Please refer to the dual-anonymous guidelines for reviewers for guides on how to approach the proposal review under the dual-anonymous policy, and for a description on the procedure to follow in case you find a problem with anonymization.

 

Guidelines for Mentors

Reviewers participating in the distributed review process who do not have a PhD are required to have a mentor who will assist with the proposal review. The mentors are specified in the OT when preparing the proposal. In general, the role of the mentor is to provide whatever guidance is necessary for the reviewer during the review process. They have access to the proposals and the reviews of their mentees through the Reviewer Tool in read-only mode. 

Specific roles of a mentor include:

  1. Work with the reviewer to declare any conflicts of interest on the assigned proposals.

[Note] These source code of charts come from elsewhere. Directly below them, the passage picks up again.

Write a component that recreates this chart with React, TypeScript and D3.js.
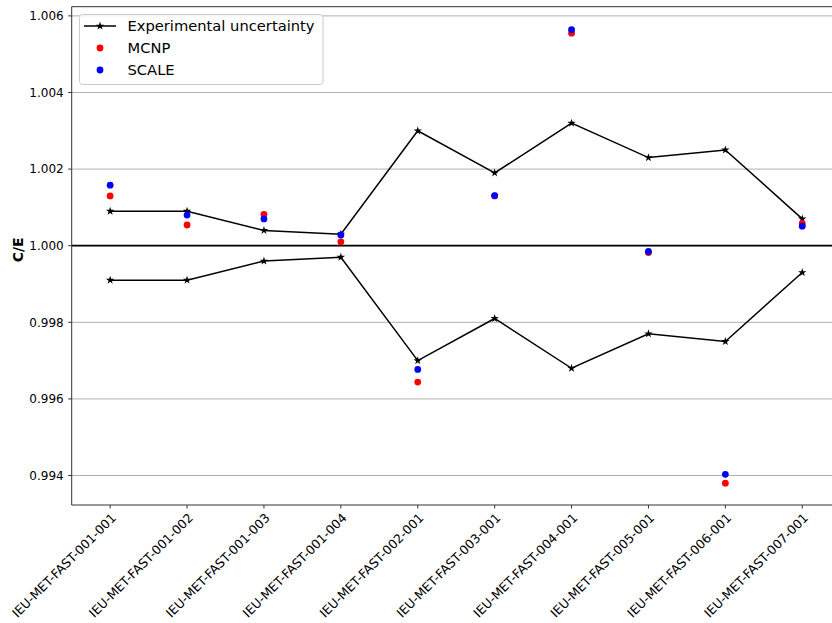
import React from "react";
import * as d3 from "d3";

const categories = [
  "IEU-MET-FAST-001-001",
  "IEU-MET-FAST-001-002",
  "IEU-MET-FAST-001-003",
  "IEU-MET-FAST-001-004",
  "IEU-MET-FAST-002-001",
  "IEU-MET-FAST-003-001",
  "IEU-MET-FAST-004-001",
  "IEU-MET-FAST-005-001",
  "IEU-MET-FAST-006-001",
  "IEU-MET-FAST-007-001",
];
const expUpper = [1.0009, 1.0009, 1.0004, 1.0003, 1.003, 1.0019, 1.0032, 1.0023, 1.0025, 1.0007];
const expLower = [0.9991, 0.9991, 0.9996, 0.9997, 0.997, 0.9981, 0.9968, 0.9977, 0.9975, 0.9993];
const mcnp = [1.0013, 1.00054, 1.00082, 1.0001, 0.99644, 1.0013, 1.00555, 0.99982, 0.9938, 1.00058];
const scale = [1.00158, 1.0008, 1.0007, 1.00028, 0.99677, 1.00131, 1.00564, 0.99985, 0.99403, 1.00051];
const yTicks = [0.994, 0.996, 0.998, 1.0, 1.002, 1.004, 1.006];
const legendLabels = ["Experimental uncertainty", "MCNP", "SCALE"];

const W = 832;
const H = 623;
const left = 71.7;
const right = 840.7;
const top = 6.7;
const bottom = 505;

export default function App() {
  const x = d3.scaleLinear().domain([-0.5, categories.length - 0.5]).range([left, right]);
  const y = d3.scaleLinear().domain([0.99323, 1.00624]).range([bottom, top]);
  const line = d3
    .line<number>()
    .x((_, i) => x(i))
    .y((d) => y(d));
  const star = d3.symbol().type(d3.symbolStar).size(22)() as string;
  const font = "DejaVu Sans, sans-serif";

  return (
    <svg width={W} height={H} style={{ position: "absolute", left: 0, top: 0, background: "#fff" }} fontFamily={font}>
      <defs>
        <clipPath id="plot">
          <rect x={left} y={top} width={right - left} height={bottom - top} />
        </clipPath>
      </defs>
      {yTicks.map((t) => (
        <line key={"g" + t} x1={left} x2={right} y1={y(t)} y2={y(t)} stroke="#b0b0b0" strokeWidth={1} />
      ))}
      <g clipPath="url(#plot)">
        <line x1={left} x2={right} y1={y(1)} y2={y(1)} stroke="#000" strokeWidth={1.8} />
        <path d={line(expUpper) as string} fill="none" stroke="#000" strokeWidth={1.5} />
        <path d={line(expLower) as string} fill="none" stroke="#000" strokeWidth={1.5} />
        {expUpper.map((v, i) => (
          <path key={"su" + i} d={star} transform={`translate(${x(i)},${y(v)})`} fill="#000" />
        ))}
        {expLower.map((v, i) => (
          <path key={"sl" + i} d={star} transform={`translate(${x(i)},${y(v)})`} fill="#000" />
        ))}
        {mcnp.map((v, i) => (
          <circle key={"m" + i} cx={x(i)} cy={y(v)} r={3.4} fill="#ff0000" />
        ))}
        {scale.map((v, i) => (
          <circle key={"s" + i} cx={x(i)} cy={y(v)} r={3.4} fill="#0000ff" />
        ))}
      </g>
      <line x1={left} x2={left} y1={top} y2={bottom} stroke="#333" strokeWidth={1} />
      <line x1={left} x2={right} y1={top} y2={top} stroke="#333" strokeWidth={1} />
      <line x1={left} x2={right} y1={bottom} y2={bottom} stroke="#333" strokeWidth={1} />
      {yTicks.map((t) => (
        <g key={"yt" + t}>
          <line x1={left - 3.5} x2={left} y1={y(t)} y2={y(t)} stroke="#333" strokeWidth={1} />
          <text x={left - 8} y={y(t)} dy="0.36em" textAnchor="end" fontSize={12} fill="#000">
            {d3.format(".3f")(t)}
          </text>
        </g>
      ))}
      <text
        transform={`translate(23,${(top + bottom) / 2 - 6}) rotate(-90)`}
        textAnchor="middle"
        fontSize={14}
        fontWeight="bold"
        fill="#000"
      >
        C/E
      </text>
      {categories.map((c, i) => (
        <g key={"xt" + i}>
          <line x1={x(i)} x2={x(i)} y1={bottom} y2={bottom + 3.5} stroke="#333" strokeWidth={1} />
          <text
            transform={`translate(${x(i)},${bottom + 7}) rotate(-45)`}
            textAnchor="end"
            dy="0.76em"
            fontSize={12.5}
            fill="#000"
          >
            {c}
          </text>
        </g>
      ))}
      <rect x={79.5} y={14.5} width={243.5} height={70} rx={3} fill="#fff" fillOpacity={0.8} stroke="#cccccc" strokeWidth={1} />
      <line x1={84} x2={116} y1={26} y2={26} stroke="#000" strokeWidth={1.5} />
      <path d={star} transform="translate(100,26)" fill="#000" />
      <circle cx={100} cy={48} r={3.4} fill="#ff0000" />
      <circle cx={100} cy={70} r={3.4} fill="#0000ff" />
      {legendLabels.map((l, i) => (
        <text key={l} x={127.5} y={26 + i * 22} dy="0.36em" fontSize={14.7} fill="#000">
          {l}
        </text>
      ))}
    </svg>
  );
}
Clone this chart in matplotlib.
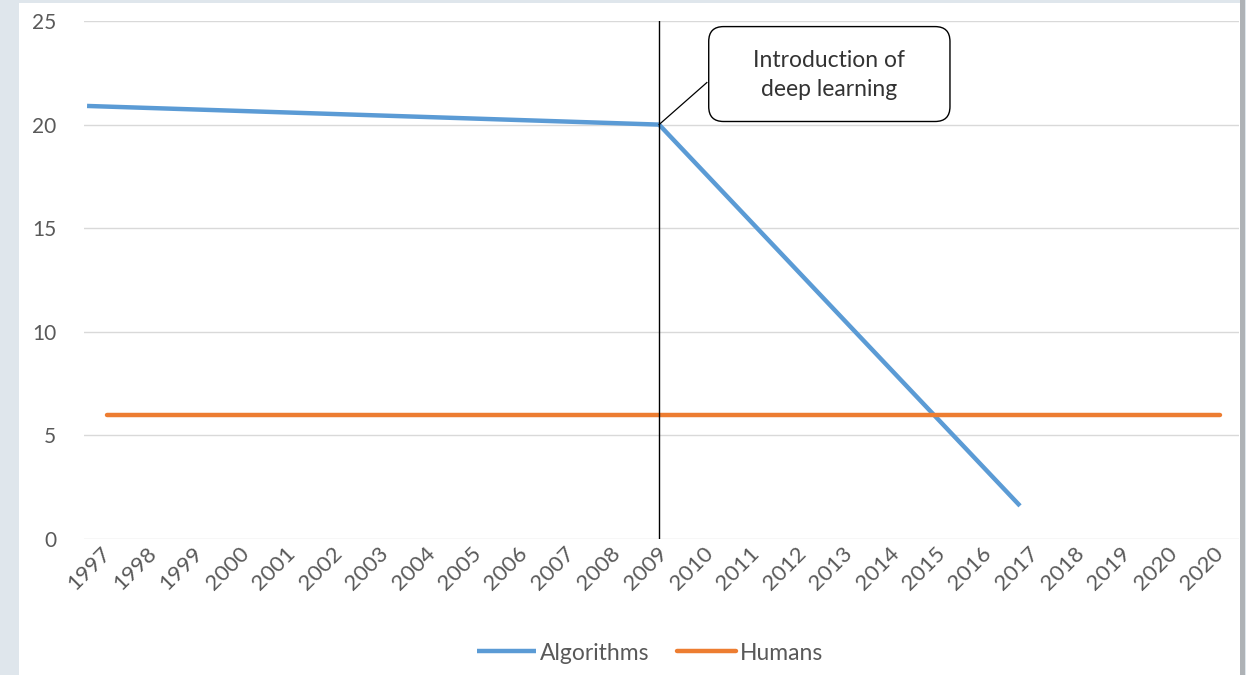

The conflicts of interest criteria apply to both the reviewer and the mentor.
  2. Provide advice to the reviewer as needed on the scientific assessment of the proposals.
  3. Provide guidance to the reviewer on providing constructive feedback to the PIs.
  4. Review the comments to the PI before they are submitted.

 

Code of conduct and confidentiality

All participants in the review process are expected to behave in an ethical manner.

  • Reviewers will judge proposals solely on their scientific merit.
  • Reviewers will be mindful of bias in all contexts.
  • Reviewers will declare all major conflicts of interest.
  • The proposal reviews will be constructive and avoid any inappropriate language.

All proposal materials related to the review process are strictly confidential.

  • The assigned proposals may not be distributed or used in any manner not directly related to the review process.
  • Any data, intellectual property, and non-public information shown in the proposals may be used only for the purpose of carrying out the requested proposal review.
  • The assigned proposals and the reviews may not be discussed with anyone other than the Proposal Handling Team, the APRC, or the assigned mentor when applicable.
  • All electronic and paper copies of the proposal materials must be destroyed as soon as a reviewer completes the proposal review process.